A couple years ago I created a piece of music for "Pi Day" from the first 256 digits of Pi. I won't bother to go into the details for that experiment, save to say that I simply took the numbers from Pi and added those to a root note of a major scale and let the notes fall where they may. This was a pretty simple exercise, and I'd been kicking around an idea for a much better exercise ever since.
With that in mind, given the proximity to St. Patrick's day, I decided to create a new piece with an Irish feel.
Here's what I did for this experiment:
I chose to use a 5-note pentatonic scale instead of a 7-note major scale, and I did so because there are 10 numbers in our base 10 numbering system, and 2 x 5 = 10. With that in mind, in my first draft of this experiment, all of the notes in the piece were derived by using a pentatonic scale with a 2-octave range, and mapping the numbers 0 to 9 from the first 252 places of Pi to the 10 notes of the 2-octave scale. (I'll explain why I used 252 places of Pi later.) This first draft placed the piece within the range of an Irish Tin Whistle, and I chose the key of D Major since that's the predominant key for that instrument.
However, while I was entering the notes and listening to the playback, many of the notes were often too far apart from their surrounding notes, with very strange octave jumps, which made the whole piece sound random.

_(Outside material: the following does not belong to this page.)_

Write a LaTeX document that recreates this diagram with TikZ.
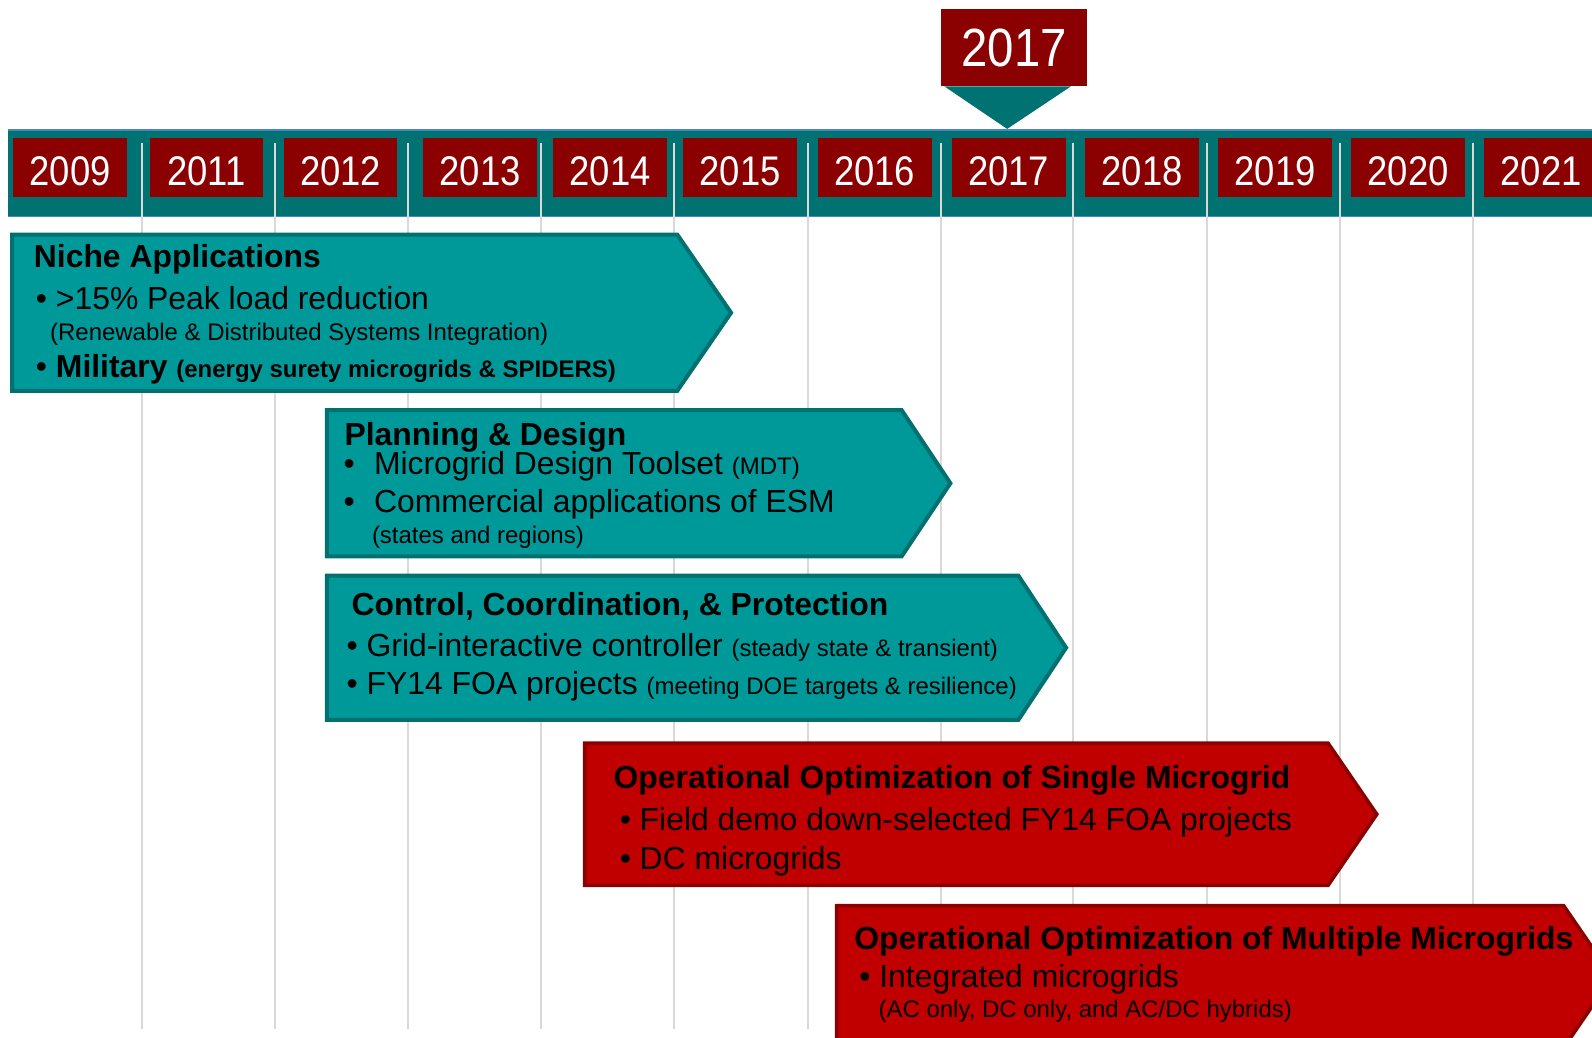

With that in mind, I decided to use modulus division to cut the range in half, thereby forcing all of the notes into a 1-octave pentatonic scale. In other words, if a number from Pi was over 5, then I subtracted 5.
This change for my second draft of this experiment resulted in a much smaller scale of "D E F# A B" to work with, and the 1-octave scale fell within range of the bagpipes, so I added drones for "D A D" beneath the melody to add to the illusion of a piper playing. However, during playback with a bagpipe sample, something sounded weird: every time there were two notes of the same pitch next to each other, it sounded odd. I quickly realized that was because an Irish musician won't hold a note for two beats - they'll use ornamentation to separate the identical pitches so it doesn't sound like one continuous note.

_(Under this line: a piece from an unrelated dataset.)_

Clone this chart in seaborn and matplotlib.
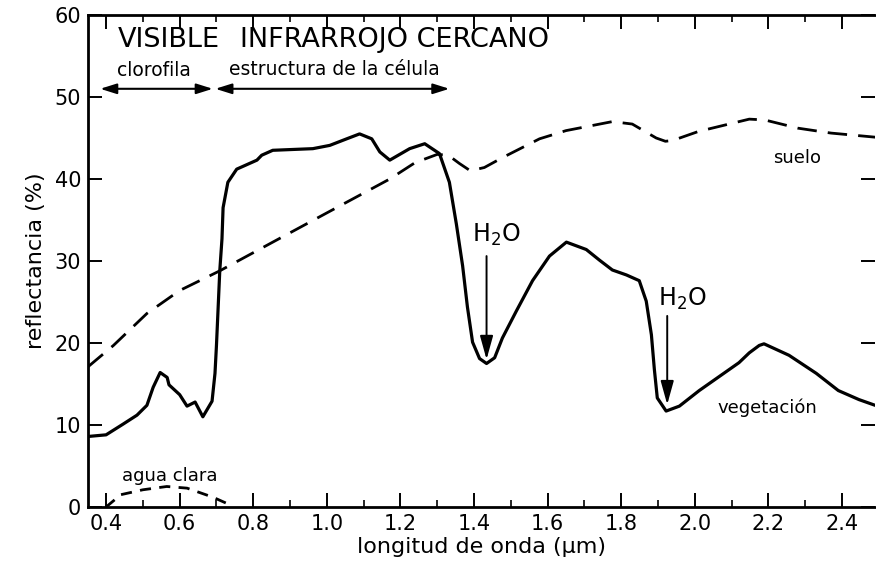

My good friends Randy Clepper (www.randyclepper.com) and Mark Wade (www.markalanwade.com) have taught a lot of classes about Irish ornamentation. I leveraged some of the things that I learned from them, and I added "cuts" to each of the sections where there were two notes that needed to be separated. By way of explanation, a "cut" is when you play a quick grace note above the note that is in the melody line. So if you have a A followed by an A in the melody, you would play the first A of the melody, then jump up quickly and play a B before returning to the second A of the melody, making sure to land the second A of the melody on the beat where it belongs. (Depending on the instrument that you are playing, you would play a cut by playing the first A of the melody, then hit a grace note A before jumping to the grace note B, and returning to the second A of the melody. It's like a really fast triplet.) Once I added the Irish ornamentation throughout the piece, it contributed significantly to the Celtic feel.

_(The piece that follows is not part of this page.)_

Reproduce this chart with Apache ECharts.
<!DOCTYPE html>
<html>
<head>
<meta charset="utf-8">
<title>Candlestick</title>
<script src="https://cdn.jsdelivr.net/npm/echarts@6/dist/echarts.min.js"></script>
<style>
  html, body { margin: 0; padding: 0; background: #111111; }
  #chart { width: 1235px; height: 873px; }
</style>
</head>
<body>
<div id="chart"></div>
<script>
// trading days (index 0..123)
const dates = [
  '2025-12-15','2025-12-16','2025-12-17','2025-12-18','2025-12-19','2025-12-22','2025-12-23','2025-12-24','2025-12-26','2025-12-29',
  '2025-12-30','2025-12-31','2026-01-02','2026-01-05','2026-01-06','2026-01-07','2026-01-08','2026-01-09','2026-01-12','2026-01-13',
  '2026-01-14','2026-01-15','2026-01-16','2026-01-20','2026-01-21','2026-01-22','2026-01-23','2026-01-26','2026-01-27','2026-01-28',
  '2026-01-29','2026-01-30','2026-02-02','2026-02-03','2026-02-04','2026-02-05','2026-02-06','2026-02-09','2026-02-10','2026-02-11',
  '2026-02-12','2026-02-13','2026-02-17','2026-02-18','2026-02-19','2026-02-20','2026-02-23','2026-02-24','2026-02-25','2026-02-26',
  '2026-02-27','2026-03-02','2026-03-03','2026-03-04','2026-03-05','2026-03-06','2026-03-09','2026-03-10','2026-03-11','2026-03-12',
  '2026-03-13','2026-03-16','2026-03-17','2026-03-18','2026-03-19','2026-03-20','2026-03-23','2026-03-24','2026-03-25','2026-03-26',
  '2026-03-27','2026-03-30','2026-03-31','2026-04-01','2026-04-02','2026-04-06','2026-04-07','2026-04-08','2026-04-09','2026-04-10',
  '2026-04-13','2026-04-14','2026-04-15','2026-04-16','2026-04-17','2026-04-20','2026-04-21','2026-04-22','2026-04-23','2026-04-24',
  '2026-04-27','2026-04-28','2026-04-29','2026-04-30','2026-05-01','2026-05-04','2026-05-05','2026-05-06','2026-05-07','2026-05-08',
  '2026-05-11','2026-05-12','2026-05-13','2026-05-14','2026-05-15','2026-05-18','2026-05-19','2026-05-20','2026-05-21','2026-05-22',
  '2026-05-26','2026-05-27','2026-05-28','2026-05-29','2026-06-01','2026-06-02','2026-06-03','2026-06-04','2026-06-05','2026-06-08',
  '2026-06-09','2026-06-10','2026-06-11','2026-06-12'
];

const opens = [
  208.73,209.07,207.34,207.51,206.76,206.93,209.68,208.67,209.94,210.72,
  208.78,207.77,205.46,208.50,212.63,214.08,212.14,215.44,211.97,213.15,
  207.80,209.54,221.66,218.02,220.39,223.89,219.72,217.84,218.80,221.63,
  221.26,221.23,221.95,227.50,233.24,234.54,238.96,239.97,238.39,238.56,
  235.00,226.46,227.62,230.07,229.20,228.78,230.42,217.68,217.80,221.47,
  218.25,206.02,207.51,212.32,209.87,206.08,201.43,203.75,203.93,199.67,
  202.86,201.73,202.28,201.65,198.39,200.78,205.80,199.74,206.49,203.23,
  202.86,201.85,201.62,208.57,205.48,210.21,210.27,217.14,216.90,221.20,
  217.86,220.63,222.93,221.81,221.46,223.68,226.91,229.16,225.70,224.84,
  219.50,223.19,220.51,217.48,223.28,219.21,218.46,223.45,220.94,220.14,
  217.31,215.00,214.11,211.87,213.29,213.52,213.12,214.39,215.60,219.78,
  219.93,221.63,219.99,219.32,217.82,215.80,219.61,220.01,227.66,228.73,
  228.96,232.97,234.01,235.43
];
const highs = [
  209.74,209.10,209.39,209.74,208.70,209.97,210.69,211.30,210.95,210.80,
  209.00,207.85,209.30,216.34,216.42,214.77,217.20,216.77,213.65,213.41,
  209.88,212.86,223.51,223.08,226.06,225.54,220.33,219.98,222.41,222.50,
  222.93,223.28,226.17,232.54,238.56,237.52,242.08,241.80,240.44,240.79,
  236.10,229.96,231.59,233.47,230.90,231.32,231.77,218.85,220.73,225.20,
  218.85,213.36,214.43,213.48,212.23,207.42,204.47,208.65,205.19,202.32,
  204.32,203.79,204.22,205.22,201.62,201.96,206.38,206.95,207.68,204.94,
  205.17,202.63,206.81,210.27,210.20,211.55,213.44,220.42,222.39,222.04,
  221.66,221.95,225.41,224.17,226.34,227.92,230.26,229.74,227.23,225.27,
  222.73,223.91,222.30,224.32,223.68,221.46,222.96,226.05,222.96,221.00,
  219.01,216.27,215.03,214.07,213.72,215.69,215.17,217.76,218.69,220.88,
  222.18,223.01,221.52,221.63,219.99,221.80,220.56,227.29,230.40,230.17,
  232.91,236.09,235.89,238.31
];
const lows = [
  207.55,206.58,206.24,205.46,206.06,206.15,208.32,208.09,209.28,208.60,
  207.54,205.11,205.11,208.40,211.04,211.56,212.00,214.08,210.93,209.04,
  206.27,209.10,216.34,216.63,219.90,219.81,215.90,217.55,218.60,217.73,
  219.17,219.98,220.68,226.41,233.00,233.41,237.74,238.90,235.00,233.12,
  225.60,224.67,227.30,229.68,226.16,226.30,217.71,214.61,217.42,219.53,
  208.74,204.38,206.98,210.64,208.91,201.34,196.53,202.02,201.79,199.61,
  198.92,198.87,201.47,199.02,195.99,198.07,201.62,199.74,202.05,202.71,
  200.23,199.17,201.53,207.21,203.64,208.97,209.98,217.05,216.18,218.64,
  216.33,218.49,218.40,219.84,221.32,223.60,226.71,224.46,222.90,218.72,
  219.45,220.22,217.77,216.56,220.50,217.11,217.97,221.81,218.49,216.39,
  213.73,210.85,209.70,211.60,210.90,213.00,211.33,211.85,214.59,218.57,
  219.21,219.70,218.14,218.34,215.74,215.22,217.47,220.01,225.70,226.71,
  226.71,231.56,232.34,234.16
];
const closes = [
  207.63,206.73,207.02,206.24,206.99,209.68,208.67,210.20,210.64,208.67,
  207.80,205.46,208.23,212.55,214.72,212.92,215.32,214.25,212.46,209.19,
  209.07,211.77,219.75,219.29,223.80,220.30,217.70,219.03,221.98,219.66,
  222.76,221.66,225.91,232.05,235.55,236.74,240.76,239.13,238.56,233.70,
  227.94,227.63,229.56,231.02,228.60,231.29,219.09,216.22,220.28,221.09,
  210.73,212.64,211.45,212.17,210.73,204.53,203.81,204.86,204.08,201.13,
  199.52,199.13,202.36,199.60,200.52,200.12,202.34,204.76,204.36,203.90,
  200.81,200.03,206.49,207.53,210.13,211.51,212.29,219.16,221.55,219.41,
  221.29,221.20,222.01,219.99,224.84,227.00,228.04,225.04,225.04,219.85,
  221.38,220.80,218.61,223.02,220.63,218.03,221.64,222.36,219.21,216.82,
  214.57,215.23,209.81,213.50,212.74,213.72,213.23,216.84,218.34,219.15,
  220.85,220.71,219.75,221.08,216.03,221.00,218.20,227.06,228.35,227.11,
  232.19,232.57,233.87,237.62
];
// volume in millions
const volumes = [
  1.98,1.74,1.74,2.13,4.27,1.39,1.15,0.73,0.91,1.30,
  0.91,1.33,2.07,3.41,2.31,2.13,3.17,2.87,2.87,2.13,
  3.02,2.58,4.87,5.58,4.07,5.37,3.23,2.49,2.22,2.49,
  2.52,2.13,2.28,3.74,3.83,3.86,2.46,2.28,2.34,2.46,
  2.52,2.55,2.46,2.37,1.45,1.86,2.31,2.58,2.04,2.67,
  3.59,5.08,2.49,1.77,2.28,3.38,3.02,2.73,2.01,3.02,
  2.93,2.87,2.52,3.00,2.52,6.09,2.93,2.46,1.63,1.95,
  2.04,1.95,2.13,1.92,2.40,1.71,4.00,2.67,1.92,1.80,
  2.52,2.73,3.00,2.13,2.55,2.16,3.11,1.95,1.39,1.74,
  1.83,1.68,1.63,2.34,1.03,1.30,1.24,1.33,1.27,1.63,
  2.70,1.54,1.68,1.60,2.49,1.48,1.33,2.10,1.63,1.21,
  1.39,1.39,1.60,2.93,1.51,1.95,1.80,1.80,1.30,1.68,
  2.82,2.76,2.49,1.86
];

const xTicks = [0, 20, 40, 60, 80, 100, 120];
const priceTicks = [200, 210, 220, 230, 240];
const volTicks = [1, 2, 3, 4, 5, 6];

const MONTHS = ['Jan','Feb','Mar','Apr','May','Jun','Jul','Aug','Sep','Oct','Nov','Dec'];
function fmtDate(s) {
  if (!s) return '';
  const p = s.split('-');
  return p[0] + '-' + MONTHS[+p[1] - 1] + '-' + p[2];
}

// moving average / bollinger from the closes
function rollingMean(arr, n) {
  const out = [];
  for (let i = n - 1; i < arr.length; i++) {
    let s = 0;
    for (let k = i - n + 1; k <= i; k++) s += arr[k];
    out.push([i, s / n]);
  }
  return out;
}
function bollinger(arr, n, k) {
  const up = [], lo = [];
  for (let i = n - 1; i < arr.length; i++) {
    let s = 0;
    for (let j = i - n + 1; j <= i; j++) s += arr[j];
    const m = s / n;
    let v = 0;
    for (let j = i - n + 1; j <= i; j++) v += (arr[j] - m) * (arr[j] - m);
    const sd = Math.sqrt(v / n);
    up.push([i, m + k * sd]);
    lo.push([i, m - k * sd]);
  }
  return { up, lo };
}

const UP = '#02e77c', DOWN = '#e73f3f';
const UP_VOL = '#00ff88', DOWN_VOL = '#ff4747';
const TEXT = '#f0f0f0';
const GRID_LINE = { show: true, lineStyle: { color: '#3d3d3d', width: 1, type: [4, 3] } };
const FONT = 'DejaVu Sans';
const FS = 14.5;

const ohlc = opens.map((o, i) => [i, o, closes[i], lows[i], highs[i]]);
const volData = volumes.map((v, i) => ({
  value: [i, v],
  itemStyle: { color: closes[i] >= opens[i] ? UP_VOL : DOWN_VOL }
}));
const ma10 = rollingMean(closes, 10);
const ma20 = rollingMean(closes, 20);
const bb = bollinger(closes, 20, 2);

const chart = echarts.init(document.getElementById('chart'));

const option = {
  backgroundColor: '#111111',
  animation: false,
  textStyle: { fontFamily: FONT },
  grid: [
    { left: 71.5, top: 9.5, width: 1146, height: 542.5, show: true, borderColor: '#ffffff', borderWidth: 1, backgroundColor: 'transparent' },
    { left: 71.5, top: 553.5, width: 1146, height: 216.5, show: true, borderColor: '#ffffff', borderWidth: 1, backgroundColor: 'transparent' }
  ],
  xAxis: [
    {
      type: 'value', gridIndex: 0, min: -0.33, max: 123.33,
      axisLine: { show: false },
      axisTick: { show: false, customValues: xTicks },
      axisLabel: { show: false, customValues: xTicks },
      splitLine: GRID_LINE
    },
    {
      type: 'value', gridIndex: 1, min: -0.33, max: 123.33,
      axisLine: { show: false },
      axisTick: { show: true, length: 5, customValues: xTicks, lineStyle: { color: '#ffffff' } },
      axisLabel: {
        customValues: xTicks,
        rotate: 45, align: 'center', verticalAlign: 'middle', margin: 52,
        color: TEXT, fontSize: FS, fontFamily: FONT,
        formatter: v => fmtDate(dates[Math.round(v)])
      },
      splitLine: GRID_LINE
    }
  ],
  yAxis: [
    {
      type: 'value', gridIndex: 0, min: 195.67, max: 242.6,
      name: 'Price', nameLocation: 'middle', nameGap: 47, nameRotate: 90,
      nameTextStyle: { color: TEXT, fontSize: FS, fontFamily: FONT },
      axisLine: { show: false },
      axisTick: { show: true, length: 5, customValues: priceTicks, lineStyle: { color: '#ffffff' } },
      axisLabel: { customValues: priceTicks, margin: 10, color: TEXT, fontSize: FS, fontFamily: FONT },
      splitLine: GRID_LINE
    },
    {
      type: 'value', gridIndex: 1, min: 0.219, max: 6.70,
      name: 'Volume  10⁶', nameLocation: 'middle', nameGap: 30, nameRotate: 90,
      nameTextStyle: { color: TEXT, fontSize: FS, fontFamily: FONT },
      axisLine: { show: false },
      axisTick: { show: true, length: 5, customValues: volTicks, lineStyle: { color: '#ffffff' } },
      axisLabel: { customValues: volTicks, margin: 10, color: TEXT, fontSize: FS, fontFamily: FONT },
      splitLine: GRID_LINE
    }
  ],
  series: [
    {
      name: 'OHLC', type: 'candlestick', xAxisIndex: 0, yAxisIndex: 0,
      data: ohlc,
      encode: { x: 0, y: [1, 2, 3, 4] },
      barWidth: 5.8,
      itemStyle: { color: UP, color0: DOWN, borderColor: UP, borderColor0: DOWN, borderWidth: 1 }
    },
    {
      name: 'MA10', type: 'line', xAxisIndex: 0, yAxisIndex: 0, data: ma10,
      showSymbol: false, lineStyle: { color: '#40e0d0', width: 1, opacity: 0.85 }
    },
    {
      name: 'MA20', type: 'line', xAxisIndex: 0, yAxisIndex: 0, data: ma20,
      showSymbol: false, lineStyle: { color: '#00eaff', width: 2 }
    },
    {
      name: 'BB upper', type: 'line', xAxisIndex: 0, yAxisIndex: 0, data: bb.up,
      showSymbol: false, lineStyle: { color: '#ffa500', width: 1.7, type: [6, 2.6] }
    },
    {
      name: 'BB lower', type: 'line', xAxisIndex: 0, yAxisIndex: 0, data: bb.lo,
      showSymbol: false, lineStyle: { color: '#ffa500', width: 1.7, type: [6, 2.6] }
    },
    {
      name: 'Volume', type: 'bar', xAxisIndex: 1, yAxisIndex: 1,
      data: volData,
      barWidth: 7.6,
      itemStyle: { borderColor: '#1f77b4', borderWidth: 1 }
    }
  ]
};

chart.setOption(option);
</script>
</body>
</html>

The drum beat was another exercise in self-indulgence that was fun to do. Because this entire experiment is about math, I chose to create a "Slip Jig," because they're in a 9/8 time signature. Hardly anyone uses that time signature, but it added a lot of possibilities. The accents that I chose were based on the steps that Irish dancers would use for a Slip Jig, which are beats 1 3 4 6 7, which creates a | X - X X - X X - - | beat. Since I play bodhran, I added rolls where I might use them if I were playing in a session.
Lest I forget, the 9/8 time signature is the reason for using the first 252 places of Pi. In my previous Pi Day experiment, I used the first 256 places of Pi, because 256 is one of those golden geek numbers. Since I already had those numbers lying around, I divided 256 by the 9 from the time signature, which resulted in 28.4. I rounded that down to 28, which gave me the number of measures that I would create. So 28 measures of 9 notes each meant that I only needed 252 places for this experiment. (See? It's all so simple, isn't it?)
And last but not least, the 157 bpm tempo that I chose to use was derived from taking 314 (e.g. "3.14") and dividing by 2. ('Cause, you know - more math.)